• Directions:
Reproduce the listing below exactly, beginning with its first line and ending with the line that holds "import * as echarts from 'echarts';"; pictures are not part of the copy.

☆ ☆ ☆ ☆ ☆

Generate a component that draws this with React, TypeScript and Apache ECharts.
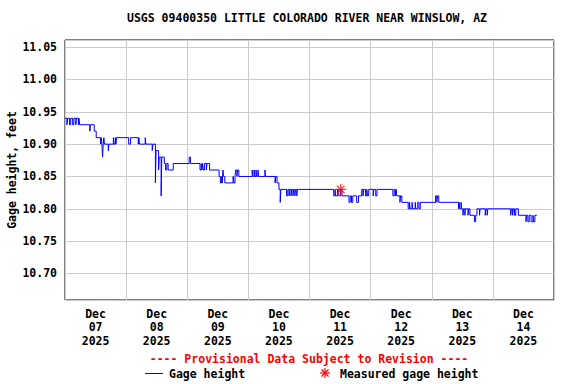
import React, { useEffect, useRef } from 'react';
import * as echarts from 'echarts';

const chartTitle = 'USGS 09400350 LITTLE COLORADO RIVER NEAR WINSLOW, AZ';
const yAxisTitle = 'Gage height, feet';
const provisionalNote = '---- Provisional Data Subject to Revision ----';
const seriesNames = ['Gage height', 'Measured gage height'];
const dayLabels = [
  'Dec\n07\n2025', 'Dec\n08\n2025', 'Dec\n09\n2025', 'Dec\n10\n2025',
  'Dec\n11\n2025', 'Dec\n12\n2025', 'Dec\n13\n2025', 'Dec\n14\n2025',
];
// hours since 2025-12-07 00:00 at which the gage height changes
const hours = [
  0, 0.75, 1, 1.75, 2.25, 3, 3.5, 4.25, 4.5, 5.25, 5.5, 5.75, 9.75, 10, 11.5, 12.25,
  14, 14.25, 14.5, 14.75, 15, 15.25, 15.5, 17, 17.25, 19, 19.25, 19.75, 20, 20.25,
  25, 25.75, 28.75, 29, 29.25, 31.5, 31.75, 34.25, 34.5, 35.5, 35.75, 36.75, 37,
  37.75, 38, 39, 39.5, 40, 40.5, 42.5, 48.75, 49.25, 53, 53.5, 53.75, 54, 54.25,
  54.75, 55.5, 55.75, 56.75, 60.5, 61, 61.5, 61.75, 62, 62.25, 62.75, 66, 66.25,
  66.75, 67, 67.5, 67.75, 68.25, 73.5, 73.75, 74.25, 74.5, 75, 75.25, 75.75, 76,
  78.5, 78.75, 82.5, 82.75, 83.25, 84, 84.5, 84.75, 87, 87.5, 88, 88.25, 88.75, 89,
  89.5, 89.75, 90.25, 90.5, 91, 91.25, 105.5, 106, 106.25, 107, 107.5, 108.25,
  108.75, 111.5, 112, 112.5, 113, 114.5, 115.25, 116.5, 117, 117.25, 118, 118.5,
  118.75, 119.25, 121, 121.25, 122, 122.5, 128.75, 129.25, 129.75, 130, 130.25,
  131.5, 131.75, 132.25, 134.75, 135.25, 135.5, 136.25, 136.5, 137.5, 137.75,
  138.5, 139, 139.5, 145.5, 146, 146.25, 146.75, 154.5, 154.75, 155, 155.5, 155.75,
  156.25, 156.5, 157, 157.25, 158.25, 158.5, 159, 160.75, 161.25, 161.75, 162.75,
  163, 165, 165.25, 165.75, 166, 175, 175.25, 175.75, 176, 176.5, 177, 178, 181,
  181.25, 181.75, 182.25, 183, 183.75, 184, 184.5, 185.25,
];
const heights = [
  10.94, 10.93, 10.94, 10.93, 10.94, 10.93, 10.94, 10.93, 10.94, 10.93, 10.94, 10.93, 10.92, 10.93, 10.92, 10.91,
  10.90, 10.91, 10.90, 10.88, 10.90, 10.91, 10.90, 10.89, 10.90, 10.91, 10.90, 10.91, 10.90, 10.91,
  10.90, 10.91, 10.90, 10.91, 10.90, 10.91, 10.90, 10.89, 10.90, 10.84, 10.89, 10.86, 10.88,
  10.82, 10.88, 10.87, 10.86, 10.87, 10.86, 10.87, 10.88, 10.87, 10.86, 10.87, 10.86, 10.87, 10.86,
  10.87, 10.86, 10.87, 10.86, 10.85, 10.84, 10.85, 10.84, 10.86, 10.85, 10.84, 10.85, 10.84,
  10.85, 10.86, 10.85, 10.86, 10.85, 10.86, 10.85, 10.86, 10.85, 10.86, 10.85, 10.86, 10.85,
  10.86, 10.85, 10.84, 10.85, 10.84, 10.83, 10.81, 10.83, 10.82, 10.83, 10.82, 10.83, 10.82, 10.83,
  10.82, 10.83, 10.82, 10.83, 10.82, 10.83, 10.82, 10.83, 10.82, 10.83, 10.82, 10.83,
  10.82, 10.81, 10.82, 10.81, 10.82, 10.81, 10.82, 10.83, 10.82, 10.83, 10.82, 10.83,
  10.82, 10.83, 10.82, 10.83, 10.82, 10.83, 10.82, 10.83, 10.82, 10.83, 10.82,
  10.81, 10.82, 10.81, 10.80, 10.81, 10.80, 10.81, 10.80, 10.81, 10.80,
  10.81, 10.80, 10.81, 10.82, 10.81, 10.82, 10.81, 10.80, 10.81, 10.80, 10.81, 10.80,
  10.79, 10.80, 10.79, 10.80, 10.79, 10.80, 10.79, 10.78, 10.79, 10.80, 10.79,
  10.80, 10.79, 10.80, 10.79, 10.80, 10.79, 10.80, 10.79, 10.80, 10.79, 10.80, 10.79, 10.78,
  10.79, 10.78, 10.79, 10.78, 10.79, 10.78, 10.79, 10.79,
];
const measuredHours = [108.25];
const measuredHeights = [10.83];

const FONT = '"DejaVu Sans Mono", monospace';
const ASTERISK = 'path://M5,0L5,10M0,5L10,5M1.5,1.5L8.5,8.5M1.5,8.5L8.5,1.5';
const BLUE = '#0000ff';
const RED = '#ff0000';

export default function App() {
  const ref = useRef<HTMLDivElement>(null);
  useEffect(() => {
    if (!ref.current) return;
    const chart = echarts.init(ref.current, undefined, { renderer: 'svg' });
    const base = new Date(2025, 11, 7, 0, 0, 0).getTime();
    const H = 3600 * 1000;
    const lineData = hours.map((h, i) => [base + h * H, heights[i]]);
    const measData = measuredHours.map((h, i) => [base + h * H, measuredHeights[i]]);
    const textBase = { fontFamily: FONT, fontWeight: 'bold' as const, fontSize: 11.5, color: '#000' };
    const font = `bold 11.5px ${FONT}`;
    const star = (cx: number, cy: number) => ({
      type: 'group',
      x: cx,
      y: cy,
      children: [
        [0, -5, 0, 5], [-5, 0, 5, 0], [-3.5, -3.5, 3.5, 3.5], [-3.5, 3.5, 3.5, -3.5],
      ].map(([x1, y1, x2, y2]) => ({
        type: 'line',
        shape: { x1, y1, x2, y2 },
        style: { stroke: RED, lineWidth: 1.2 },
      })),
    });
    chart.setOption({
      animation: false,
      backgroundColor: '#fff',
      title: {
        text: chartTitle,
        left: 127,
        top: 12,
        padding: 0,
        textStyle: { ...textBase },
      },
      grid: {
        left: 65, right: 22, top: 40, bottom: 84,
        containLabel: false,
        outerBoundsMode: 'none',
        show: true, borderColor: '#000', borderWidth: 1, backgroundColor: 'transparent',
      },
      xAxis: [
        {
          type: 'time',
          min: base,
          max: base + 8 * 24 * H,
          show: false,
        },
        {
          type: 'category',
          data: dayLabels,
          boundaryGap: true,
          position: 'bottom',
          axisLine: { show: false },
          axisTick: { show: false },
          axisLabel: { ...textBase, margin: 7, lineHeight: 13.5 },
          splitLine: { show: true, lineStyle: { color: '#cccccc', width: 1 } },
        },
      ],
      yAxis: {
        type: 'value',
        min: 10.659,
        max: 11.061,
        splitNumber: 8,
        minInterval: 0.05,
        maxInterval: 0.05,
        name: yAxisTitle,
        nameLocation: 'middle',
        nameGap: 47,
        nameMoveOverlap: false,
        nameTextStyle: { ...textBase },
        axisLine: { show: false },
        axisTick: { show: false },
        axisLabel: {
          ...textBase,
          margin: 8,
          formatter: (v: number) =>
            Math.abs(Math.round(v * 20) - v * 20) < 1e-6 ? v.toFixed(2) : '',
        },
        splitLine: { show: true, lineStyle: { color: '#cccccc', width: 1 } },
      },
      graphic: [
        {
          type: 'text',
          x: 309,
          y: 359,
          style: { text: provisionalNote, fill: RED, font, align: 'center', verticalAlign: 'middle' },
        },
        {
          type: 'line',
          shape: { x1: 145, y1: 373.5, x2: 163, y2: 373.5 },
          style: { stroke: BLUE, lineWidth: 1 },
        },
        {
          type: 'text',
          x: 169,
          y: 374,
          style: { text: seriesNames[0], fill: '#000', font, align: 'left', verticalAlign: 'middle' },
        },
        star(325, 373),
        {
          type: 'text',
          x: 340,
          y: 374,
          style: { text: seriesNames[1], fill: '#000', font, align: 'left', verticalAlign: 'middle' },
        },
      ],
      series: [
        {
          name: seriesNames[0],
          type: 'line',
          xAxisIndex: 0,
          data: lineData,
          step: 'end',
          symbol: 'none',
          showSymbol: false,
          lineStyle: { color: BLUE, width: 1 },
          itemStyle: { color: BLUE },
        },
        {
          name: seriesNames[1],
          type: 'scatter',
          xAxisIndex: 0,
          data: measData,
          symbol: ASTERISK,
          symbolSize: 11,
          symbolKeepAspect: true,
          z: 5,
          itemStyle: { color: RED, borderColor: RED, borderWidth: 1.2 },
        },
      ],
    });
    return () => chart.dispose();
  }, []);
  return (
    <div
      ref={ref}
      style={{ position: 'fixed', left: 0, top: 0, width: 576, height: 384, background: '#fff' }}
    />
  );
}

☆ ☆ ☆ ☆ ☆

• Expected answer:
Generate a component that draws this with React, TypeScript and Apache ECharts.
import React, { useEffect, useRef } from 'react';
import * as echarts from 'echarts';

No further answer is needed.